Question

Show that \[\dfrac{1}{2}\log 9 + 2\log 6 + \dfrac{1}{4}\log 81 - \log 12 = 3\log 3\]

Answer 1

Hint: Here the given function is a logarithm function it can be defined as logarithmic functions are the inverses of exponential functions. For the given log function we can assume base value 10, by using some of the Basic Properties of logarithmic functions. And by further simplification we get a required solution.
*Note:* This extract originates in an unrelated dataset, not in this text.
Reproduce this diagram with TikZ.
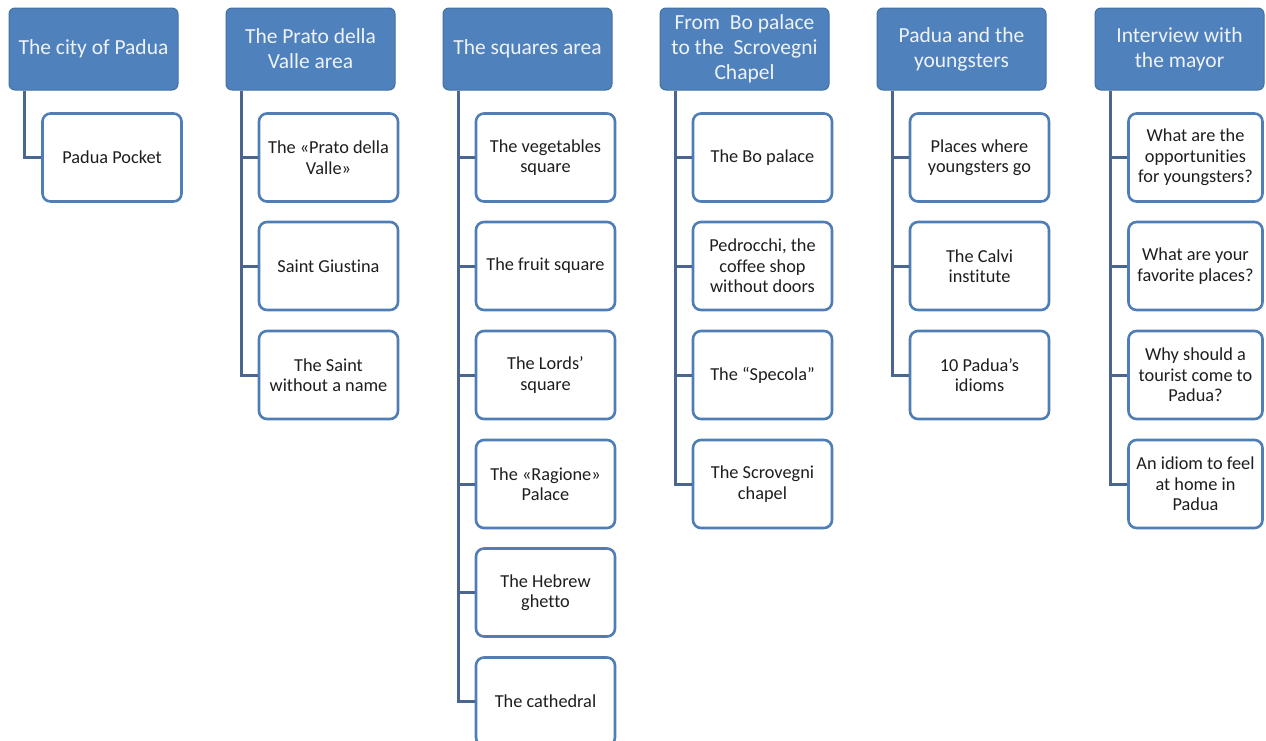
\documentclass[tikz,border=0pt]{standalone}
\usepackage{fontspec}
\setmainfont{Carlito}[Ligatures=NoCommon]
\definecolor{hdrfill}{HTML}{4F81BD}
\definecolor{hdrline}{HTML}{41709F}
\definecolor{boxline}{HTML}{4F7DB5}
\definecolor{conn}{HTML}{4A6690}
\definecolor{hdrtext}{HTML}{EEF3FA}
\definecolor{boxtext}{HTML}{1E1E1E}
\begin{document}
\begin{tikzpicture}[x=1pt,y=-1pt,
  hdr/.style={draw=hdrline, line width=1pt, fill=hdrfill, rounded corners=6pt,
    minimum width=169pt, minimum height=82pt, inner sep=0pt, align=center,
    text=hdrtext, font=\fontsize{21.5}{25}\selectfont},
  leaf/.style={draw=boxline, line width=2.6pt, fill=white, rounded corners=8pt,
    minimum width=139pt, minimum height=88pt, inner sep=0pt, align=center,
    text=boxtext, font=\fontsize{18.3}{20.5}\selectfont},
  leafn/.style={leaf, minimum width=134pt},
  link/.style={draw=conn, line width=3pt}]
\useasboundingbox (0,0) rectangle (1266,740);
\fill[white] (0,0) rectangle (1266,740);
% headers
\node[hdr] (h1) at (93.5,49) {The city of Padua};
\node[hdr] (h2) at (310.5,49) {The Prato della\\Valle area};
\node[hdr] (h3) at (527.5,49) {The squares area};
\node[hdr] (h4) at (744.5,49) {From\ \ Bo palace\\to the\ \ Scrovegni\\Chapel};
\node[hdr] (h5) at (961.5,49) {Padua and the\\youngsters};
\node[hdr] (h6) at (1179.5,49) {Interview with\\the mayor};
% trunk coordinates
\foreach \i in {1,...,6} {\coordinate (t\i) at ([xshift=16pt]h\i.south west);}
% column 1
\node[leaf] (c11) at (112,157.5) {Padua Pocket};
% column 2
\node[leaf] (c21) at (328.5,157.5) {The «Prato della\\Valle»};
\node[leaf] (c22) at (328.5,266) {Saint Giustina};
\node[leaf] (c23) at (328.5,375) {The Saint\\without a name};
% column 3
\node[leaf] (c31) at (545.5,157.5) {The vegetables\\square};
\node[leaf] (c32) at (545.5,266) {The fruit square};
\node[leaf] (c33) at (545.5,375) {The Lords’\\square};
\node[leaf] (c34) at (545.5,484) {The «Ragione»\\Palace};
\node[leaf] (c35) at (545.5,592.5) {The Hebrew\\ghetto};
\node[leaf] (c36) at (545.5,701.5) {The cathedral};
% column 4
\node[leaf] (c41) at (762.5,157.5) {The Bo palace};
\node[leaf] (c42) at (762.5,266) {Pedrocchi, the\\coffee shop\\without doors};
\node[leaf] (c43) at (762.5,375) {The “Specola”};
\node[leaf] (c44) at (762.5,484) {The Scrovegni\\chapel};
% column 5
\node[leaf] (c51) at (979.5,157.5) {Places where\\youngsters go};
\node[leaf] (c52) at (979.5,266) {The Calvi\\institute};
\node[leaf] (c53) at (979.5,375) {10 Padua’s\\idioms};
% column 6
\node[leafn] (c61) at (1195.5,157.5) {What are the\\opportunities\\for youngsters?};
\node[leafn] (c62) at (1195.5,266) {What are your\\favorite places?};
\node[leafn] (c63) at (1195.5,375) {Why should a\\tourist come to\\Padua?};
\node[leafn] (c64) at (1195.5,484) {An idiom to feel\\at home in\\Padua};
% connectors
\draw[link] (t1) |- (c11.west);
\foreach \j in {1,2,3} {\draw[link] (t2) |- (c2\j.west);}
\foreach \j in {1,...,6} {\draw[link] (t3) |- (c3\j.west);}
\foreach \j in {1,...,4} {\draw[link] (t4) |- (c4\j.west);}
\foreach \j in {1,2,3} {\draw[link] (t5) |- (c5\j.west);}
\foreach \j in {1,...,4} {\draw[link] (t6) |- (c6\j.west);}
\end{tikzpicture}
\end{document}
Complete step-by-step answer:
The function from positive real numbers to real numbers to real numbers is defined as \[{\log _b}:{R^ + } \to R \Rightarrow {\log _b}\left( x \right) = y\] , if \[{b^y} = x\] , is called logarithmic function or the logarithm function is the inverse form of exponential function.
There are some basic logarithms properties
1. product rule :- \[\log \left( {mn} \right) = \log m + \log n\]
2. Quotient rule :- \[\log \left( {\dfrac{m}{n}} \right) = \log m - \log n\]
3. Power rule :- \[\log \left( {{m^n}} \right) = n.\log m\]
Now, Consider the given logarithm function
  \[\dfrac{1}{2}\log 9 + 2\log 6 + \dfrac{1}{4}\log 81 - \log 12 = 3\log 3\]
Now we will consider the LHS and we have to show that the LHS is equal to the RHS.
So now we will consider the LHS
 \[ \Rightarrow \dfrac{1}{2}\log 9 + 2\log 6 + \dfrac{1}{4}\log 81 - \log 12\]
Here in the first term we write 9 as \[{3^2}\] , for the second term we apply the product rule, in the third term we write 81 as \[{3^4}\] , so the above inequality is written as
 \[ \Rightarrow \dfrac{1}{2}\log {3^2} + \log {6^2} + \dfrac{1}{4}\log {3^4} - \log 12\]
For the first term and the third term we apply the product rule and it is rewritten as
 \[ \Rightarrow \dfrac{1}{2}2\log 3 + \log 36 + \dfrac{1}{4}4\log 3 - \log 12\]
on simplifying we have
 \[ \Rightarrow \log 3 + \log 3 + \log 36 - \log 12\]
For the third and the last term we will use the quotient rule and it is written as
 \[ \Rightarrow \log 3 + \log 3 + \log \dfrac{{36}}{{12}}\]
On simplifying we have
 \[ \Rightarrow \log 3 + \log 3 + \log 3\]
Therefore we have
 \[ \Rightarrow 3\log 3\]
 \[ \Rightarrow RHS\]
Hence showed

Note: The question contains the log terms we must know the logarithmic properties which are the standard properties. By applying properties we can solve the question in an easy manner. We apply the formula or properties of the logarithmic functions. where it is necessary. Hence, we obtain the desired result.